What Does a Bill Pay Check Look Like: Key Parts

A bill pay check looks similar to a personal check but with a few key differences. When your bank sends a payment through its online bill pay service and the recipient doesn’t accept electronic transfers, the bank prints and mails a physical check on your behalf. This check comes from the bank itself, not from your personal checkbook, and it has some distinctive features that can confuse recipients who aren’t used to seeing them.

How It Differs From a Personal Check

A bill pay check is printed by your bank or a third-party payment processor like CheckFree rather than torn from your personal checkbook. The paper stock, fonts, and layout will look more standardized and commercial than a typical personal check. Your name and address usually appear on the check as the account holder, but the check itself is drawn on the bank’s bill pay account rather than directly on your personal checking account.

The most noticeable difference is the signature line.
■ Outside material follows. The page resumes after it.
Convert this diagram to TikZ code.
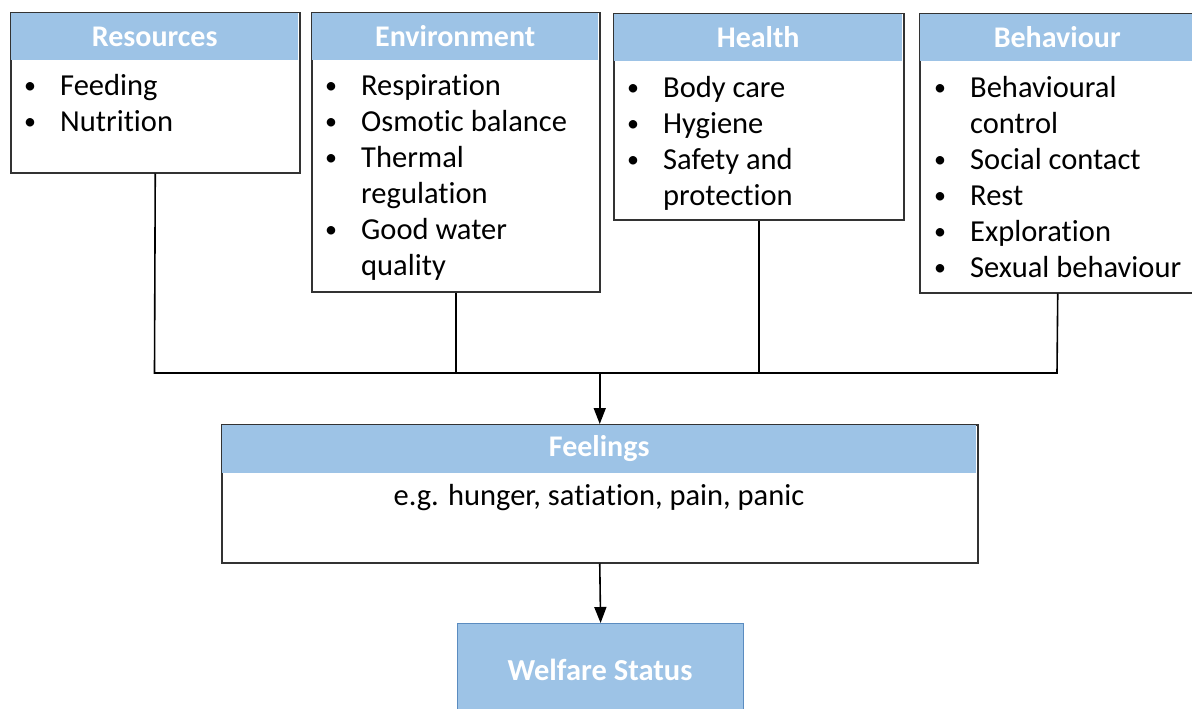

Instead of your handwritten signature, a bill pay check typically carries a printed notation such as “Signature on file” along with a statement that the check has been authorized by the depositor. This is perfectly valid. Because you authorized the payment through your bank’s online system, the bank treats that digital authorization as your signature. Recipients occasionally question whether the check is legitimate because of this, but banks and businesses are generally familiar with the format.

What’s Printed on the Front

The front of a bill pay check includes most of the same elements you’d find on any check, arranged in a familiar layout:

  • Payer information: Your name and often your address, printed in the upper left corner.
  • Date: The date the bank issued the check, which may be a few days before it arrives.
  • Payee line: The name of the person or company you’re paying, printed after “Pay to the order of.”
  • Amount: Both the numeric amount in the box and the written-out amount on the line below the payee name.
  • Signature area: The “Signature on file” notation described above, sometimes with additional authorization language.
  • Bank name: The issuing bank’s name and sometimes its logo, which may be your bank or a payment processing partner.

The MICR Line at the Bottom

Along the bottom edge of every check, you’ll see a line of numbers printed in magnetic ink, known as the MICR line. On a bill pay check, this line contains a routing number and an account number, just like a personal check. However, the account number on a bill pay check often belongs to the bank’s master bill pay account rather than your personal checking account. Your bank keeps its own internal records linking that payment back to your account, but the numbers on the check itself won’t match the ones printed on your personal checks. This is one reason a bill pay check can look unfamiliar if you’re trying to match it to a specific payer’s account.

The Memo Line and Payment Stub

Bill pay checks typically include your account number with the payee on the memo line or on an attached payment stub. This is the detail that helps the recipient credit the right customer. If you’re paying a utility bill, for example, the memo area will carry your utility account number so the company can apply the payment correctly. When you set up a payee in your bank’s bill pay system, you’re usually asked for this account number for exactly this reason.

Some bill pay checks come with a detachable stub that lists the payment amount, date, and reference information. This stub serves the same purpose as the remittance slip you’d tear off a paper bill and mail back with a personal check.

Why Banks Send Paper Checks

Banks prefer to send payments electronically because it’s faster and cheaper. A paper bill pay check only gets mailed when the recipient isn’t set up to receive electronic payments through the bank’s network. Smaller businesses, individual landlords, and some local service providers commonly fall into this category. This is also why bill pay services ask you to schedule payments further in advance for certain payees. Electronic payments might arrive in one to two business days, while a mailed check can take five to seven business days because the bank needs time to print, mail, and have it delivered.

What To Do if a Recipient Questions One

If someone you’ve paid through bill pay is unsure about the check they received, the key things to point out are your name on the check, the payee account number on the memo line or stub, and the “Signature on file” notation. The check is a legitimate bank-issued instrument and can be deposited or cashed like any other check. If the recipient’s bank has concerns, they can verify the check by calling the issuing bank listed on the front.

If you’re on the receiving end and a bill pay check looks unfamiliar, check the payer name in the upper left corner and the memo line for your account number. The check may list a bank you don’t recognize because some banks outsource their bill pay processing to third parties, but the payer’s name should match someone who owes you money.